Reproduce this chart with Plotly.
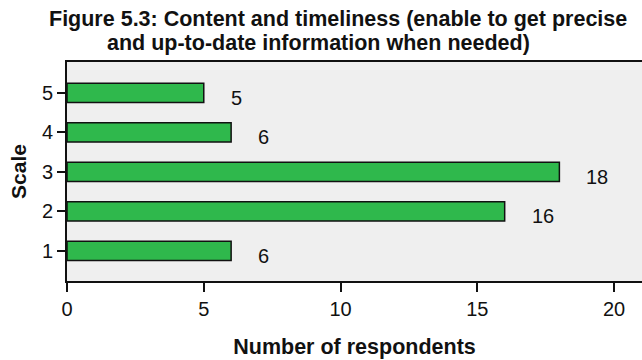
import plotly.graph_objects as go

# Survey responses per scale point
scale = [1, 2, 3, 4, 5]
respondents = [6, 16, 18, 6, 5]
x_ticks = [0, 5, 10, 15, 20]

title_lines = [
    "Figure 5.3: Content and timeliness (enable to get precise",
    "and up-to-date information when needed)",
]

W, H = 642, 360
M_L, M_R, M_T, M_B = 67, 0, 62, 79
FONT = "Liberation Sans, Arial, sans-serif"
INK = "#111111"


def px_to_paper(px, py):
    """Convert a pixel position on the page to paper coordinates."""
    pw = W - M_L - M_R
    ph = H - M_T - M_B
    return (px - M_L) / pw, (H - M_B - py) / ph


fig = go.Figure()
fig.add_trace(go.Bar(
    x=respondents,
    y=scale,
    orientation="h",
    width=0.49,
    marker=dict(color="#2fb84c", line=dict(color=INK, width=1.5)),
    hoverinfo="x+y",
))

# Value labels to the right of each bar
for s, v in zip(scale, respondents):
    fig.add_annotation(
        x=v, y=s, text=str(v), showarrow=False,
        xanchor="left", yanchor="middle", xshift=25, yshift=-5,
        font=dict(family=FONT, size=20, color=INK),
    )

# Two-line bold heading
for (cx, cy), line in zip([(338, 19), (318, 43)], title_lines):
    ax, ay = px_to_paper(cx, cy)
    fig.add_annotation(
        x=ax, y=ay, xref="paper", yref="paper", text=f"<b>{line}</b>",
        showarrow=False, xanchor="center", yanchor="middle",
        font=dict(family=FONT, size=21.5, color=INK),
    )

fig.update_layout(
    width=W, height=H,
    margin=dict(l=M_L, r=M_R, t=M_T, b=M_B),
    paper_bgcolor="white",
    plot_bgcolor="#efefef",
    showlegend=False,
    xaxis=dict(
        range=[0, 21.02], tickvals=x_ticks, showgrid=False, zeroline=False,
        showline=True, linecolor=INK, linewidth=2, mirror=True,
        ticks="outside", ticklen=9, tickwidth=2, tickcolor=INK,
        tickfont=dict(family=FONT, size=20, color=INK),
        title=dict(text="<b>Number of respondents</b>", standoff=20,
                   font=dict(family=FONT, size=21.5, color=INK)),
    ),
    yaxis=dict(
        range=[0.236, 5.78], tickvals=scale, showgrid=False, zeroline=False,
        showline=True, linecolor=INK, linewidth=2,
        ticks="outside", ticklen=8, tickwidth=2, tickcolor=INK,
        tickfont=dict(family=FONT, size=20, color=INK),
        title=dict(text="<b>Scale</b>", standoff=10,
                   font=dict(family=FONT, size=21, color=INK)),
    ),
)

fig.write_html("out.html")
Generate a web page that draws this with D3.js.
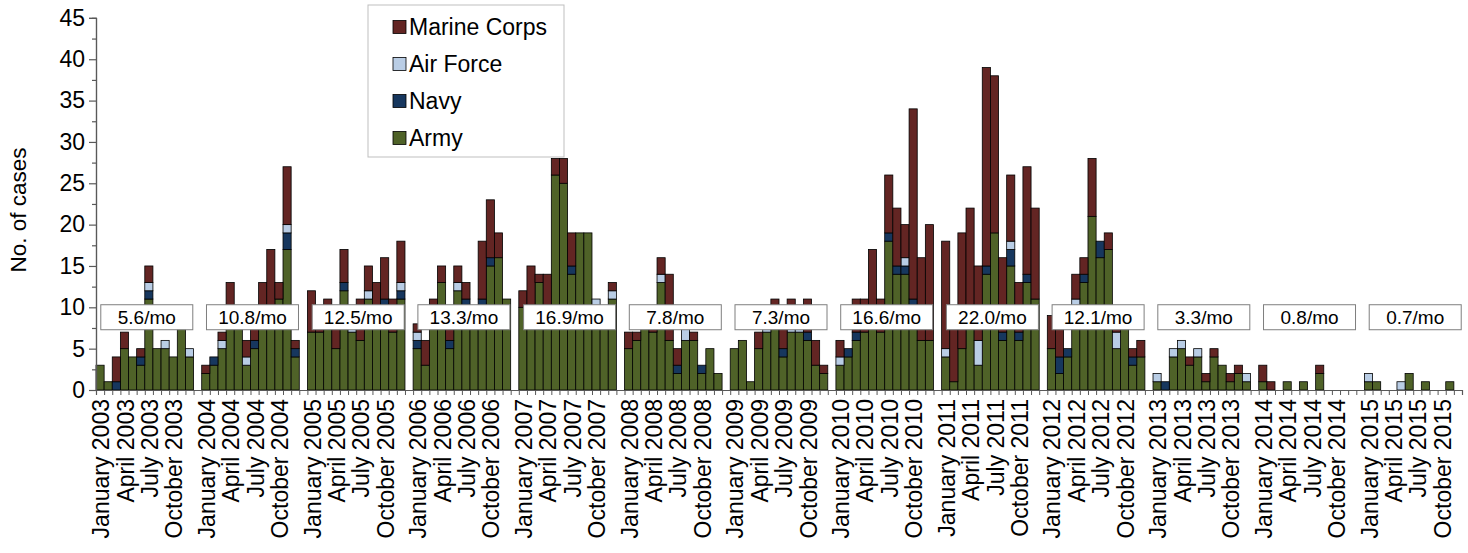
<!DOCTYPE html>
<html>
<head>
<meta charset="utf-8">
<script src="https://cdn.jsdelivr.net/npm/d3@7"></script>
<style>
  body { margin: 0; background: #fff; }
  svg { display: block; }
  text { font-family: "Liberation Sans", Arial, sans-serif; fill: #000; }
</style>
</head>
<body>
<svg id="chart" width="1468" height="553"></svg>
<script>
// Monthly case counts by service, January 2003 – December 2015
const years = [2003, 2004, 2005, 2006, 2007, 2008, 2009, 2010, 2011, 2012, 2013, 2014, 2015];
const monthNames = ["January", "February", "March", "April", "May", "June",
  "July", "August", "September", "October", "November", "December"];
const labeledMonths = [0, 3, 6, 9];

const army = [
  3, 1, 0, 5, 4, 3, 11, 5, 5, 4, 8, 4,
  2, 3, 5, 9, 10, 3, 5, 9, 10, 11, 17, 4,
  7, 7, 9, 5, 12, 7, 6, 11, 10, 10, 7, 11,
  5, 3, 10, 13, 5, 12, 10, 10, 10, 15, 16, 11,
  10, 10, 13, 10, 26, 25, 14, 19, 19, 10, 10, 11,
  5, 6, 9, 7, 13, 6, 2, 6, 6, 2, 5, 2,
  5, 6, 1, 5, 7, 8, 4, 7, 7, 6, 3, 2,
  3, 4, 6, 7, 9, 7, 18, 14, 14, 10, 6, 6,
  4, 1, 5, 9, 3, 14, 19, 6, 15, 6, 13, 11,
  5, 2, 4, 10, 13, 21, 16, 17, 5, 9, 3, 4,
  1, 0, 4, 5, 3, 4, 1, 4, 3, 1, 2, 1,
  1, 0, 0, 1, 0, 1, 0, 2, 0, 0, 0, 0,
  1, 1, 0, 0, 0, 2, 0, 1, 0, 0, 1, 0
];
const navy = [
  0, 0, 1, 0, 0, 1, 1, 0, 0, 0, 0, 0,
  0, 1, 0, 0, 0, 0, 1, 0, 0, 0, 2, 1,
  0, 0, 0, 0, 1, 0, 0, 0, 0, 1, 0, 1,
  1, 0, 0, 0, 1, 0, 1, 0, 1, 1, 0, 0,
  0, 0, 0, 0, 0, 0, 1, 0, 0, 0, 0, 0,
  0, 0, 0, 0, 0, 0, 1, 0, 0, 1, 0, 0,
  0, 0, 0, 0, 0, 0, 1, 0, 0, 1, 0, 0,
  0, 1, 1, 0, 0, 0, 1, 1, 1, 1, 0, 0,
  0, 0, 0, 0, 0, 1, 0, 1, 2, 1, 1, 0,
  0, 2, 1, 0, 1, 0, 2, 0, 0, 0, 1, 0,
  0, 1, 0, 0, 0, 0, 0, 0, 0, 0, 0, 0,
  0, 0, 0, 0, 0, 0, 0, 0, 0, 0, 0, 0,
  0, 0, 0, 0, 0, 0, 0, 0, 0, 0, 0, 0
];
const airForce = [
  0, 0, 0, 0, 0, 0, 1, 0, 1, 0, 0, 1,
  0, 0, 1, 0, 0, 1, 0, 0, 0, 0, 1, 0,
  0, 0, 0, 0, 0, 1, 0, 1, 0, 0, 0, 1,
  1, 0, 0, 0, 0, 1, 0, 0, 0, 0, 0, 0,
  0, 0, 0, 0, 0, 0, 0, 0, 0, 1, 0, 1,
  0, 0, 0, 0, 1, 0, 0, 2, 0, 0, 0, 0,
  0, 0, 0, 0, 1, 0, 0, 1, 1, 0, 0, 0,
  1, 0, 0, 0, 0, 0, 0, 0, 1, 0, 0, 0,
  1, 0, 0, 0, 3, 0, 0, 0, 1, 0, 0, 0,
  0, 0, 0, 1, 0, 0, 0, 0, 2, 0, 0, 0,
  1, 0, 1, 1, 0, 1, 0, 0, 0, 0, 0, 1,
  0, 0, 0, 0, 0, 0, 0, 0, 0, 0, 0, 0,
  1, 0, 0, 0, 1, 0, 0, 0, 0, 0, 0, 0
];
const marineCorps = [
  0, 0, 3, 2, 0, 1, 2, 0, 0, 0, 0, 0,
  1, 0, 1, 4, 0, 2, 4, 4, 7, 2, 7, 1,
  5, 2, 2, 4, 4, 0, 5, 3, 3, 5, 4, 5,
  1, 3, 1, 2, 4, 2, 2, 0, 7, 7, 3, 0,
  2, 5, 1, 4, 2, 3, 4, 0, 0, 0, 0, 1,
  2, 1, 0, 2, 2, 8, 2, 1, 1, 0, 0, 0,
  0, 0, 0, 2, 1, 3, 4, 3, 1, 4, 3, 1,
  2, 0, 4, 4, 8, 4, 7, 7, 4, 23, 10, 14,
  13, 8, 14, 13, 9, 24, 19, 9, 8, 6, 13, 11,
  4, 4, 0, 3, 2, 7, 0, 2, 1, 0, 1, 2,
  0, 0, 0, 0, 1, 0, 1, 1, 0, 1, 1, 0,
  2, 1, 0, 0, 0, 0, 0, 1, 0, 0, 0, 0,
  0, 0, 0, 0, 0, 0, 0, 0, 0, 0, 0, 0
];

// Average cases per month for each year
const rateLabels = ["5.6/mo", "10.8/mo", "12.5/mo", "13.3/mo", "16.9/mo", "7.8/mo", "7.3/mo",
  "16.6/mo", "22.0/mo", "12.1/mo", "3.3/mo", "0.8/mo", "0.7/mo"];

const seriesKeys = ["army", "navy", "airForce", "marineCorps"];
const seriesNames = { army: "Army", navy: "Navy", airForce: "Air Force", marineCorps: "Marine Corps" };
const seriesColors = { army: "#4F6228", navy: "#17375E", airForce: "#B9CDE5", marineCorps: "#632523" };
const legendOrder = ["marineCorps", "airForce", "navy", "army"];

// Each year takes 13 slots on the category axis: 12 months plus one empty spacer.
const slotsPerYear = 13;
const slotCount = years.length * slotsPerYear - 1;

const rows = army.map((a, i) => {
  const yi = Math.floor(i / 12), m = i % 12;
  return {
    slot: yi * slotsPerYear + m,
    army: a, navy: navy[i], airForce: airForce[i], marineCorps: marineCorps[i]
  };
});

const svg = d3.select("#chart");
const plot = { left: 96, right: 1462, top: 17.9, bottom: 390 };

const x = d3.scaleBand().domain(d3.range(slotCount)).range([plot.left, plot.right]).padding(0);
const xEdge = d3.scaleLinear().domain([0, slotCount]).range([plot.left, plot.right]);
const y = d3.scaleLinear().domain([0, 45]).range([plot.bottom, plot.top]);
const axisColor = "#595959";

// Stacked bars
const stacked = d3.stack().keys(seriesKeys)(rows);
const layers = svg.append("g").selectAll("g").data(stacked).join("g")
  .attr("fill", d => seriesColors[d.key]);
layers.selectAll("rect")
  .data(d => d.filter(p => p[1] > p[0]))
  .join("rect")
  .attr("x", d => x(d.data.slot))
  .attr("width", x.bandwidth())
  .attr("y", d => y(d[1]))
  .attr("height", d => y(d[0]) - y(d[1]))
  .attr("stroke", "#000")
  .attr("stroke-width", 0.8);

// Y axis: labelled major ticks every 5, minor ticks between them
const yMinor = svg.append("g").attr("transform", `translate(${plot.left},0)`)
  .call(d3.axisLeft(y).tickValues(d3.range(2.5, 45, 5)).tickSize(4).tickFormat(""));
const yMajor = svg.append("g").attr("transform", `translate(${plot.left},0)`)
  .call(d3.axisLeft(y).tickValues(d3.range(0, 46, 5)).tickSize(7).tickPadding(4));
[yMinor, yMajor].forEach(g => {
  g.select(".domain").attr("stroke", axisColor).attr("stroke-width", 1.2);
  g.selectAll(".tick line").attr("stroke", axisColor).attr("stroke-width", 1.2);
});
yMajor.selectAll(".tick text").attr("font-size", 23).attr("fill", "#000")
  .attr("font-family", "'Liberation Sans', Arial, sans-serif");

svg.append("text")
  .attr("transform", `translate(18,${(plot.top + plot.bottom) / 2 + 6}) rotate(-90)`)
  .attr("text-anchor", "middle").attr("dy", "0.35em")
  .attr("font-size", 22.5)
  .text("No. of cases");

// X axis: tick at every slot boundary
const xAxis = svg.append("g").attr("transform", `translate(0,${plot.bottom})`)
  .call(d3.axisBottom(xEdge).tickValues(d3.range(slotCount + 1)).tickSize(5).tickFormat(""));
xAxis.select(".domain").attr("stroke", axisColor).attr("stroke-width", 1.2);
xAxis.selectAll(".tick line").attr("stroke", axisColor).attr("stroke-width", 1);

// Quarterly month labels
const xLabels = [];
years.forEach((yr, yi) => labeledMonths.forEach(m => {
  xLabels.push({ slot: yi * slotsPerYear + m, text: `${monthNames[m]} ${yr}` });
}));
svg.append("g").selectAll("text").data(xLabels).join("text")
  .attr("transform", d => `translate(${x(d.slot) + x.bandwidth() / 2 + 1},${plot.bottom + 9}) rotate(-90)`)
  .attr("text-anchor", "end").attr("dy", "0.35em")
  .attr("font-size", 23)
  .text(d => d.text);

// Per-year monthly average boxes
const rateGroup = svg.append("g").selectAll("g").data(rateLabels).join("g")
  .attr("transform", (d, i) => {
    const cx = x(i * slotsPerYear) + 6 * x.bandwidth() + 2;
    return `translate(${cx},${y(8.8)})`;
  });
rateGroup.append("rect")
  .attr("x", -46).attr("y", -12.5).attr("width", 92).attr("height", 25)
  .attr("fill", "#fff").attr("stroke", "#7f7f7f").attr("stroke-width", 1);
rateGroup.append("text")
  .attr("text-anchor", "middle").attr("dy", "0.35em")
  .attr("font-size", 19)
  .text(d => d);

// Legend
const legend = svg.append("g").attr("transform", "translate(368,5)");
legend.append("rect").attr("width", 196).attr("height", 152)
  .attr("fill", "#fff").attr("stroke", "#bfbfbf").attr("stroke-width", 1);
const legendItems = legend.selectAll("g.item").data(legendOrder).join("g")
  .attr("class", "item")
  .attr("transform", (d, i) => `translate(0,${22 + i * 37})`);
legendItems.append("rect")
  .attr("x", 25).attr("y", -6.5).attr("width", 13).attr("height", 13)
  .attr("fill", d => seriesColors[d]).attr("stroke", "#000").attr("stroke-width", 0.8);
legendItems.append("text")
  .attr("x", 41).attr("dy", "0.35em")
  .attr("font-size", 23)
  .text(d => seriesNames[d]);
</script>
</body>
</html>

——

# PROBLEM TO SOLVE
Find how many lines in the material hold the word "page" and state that number alone.

# RESPONSE
2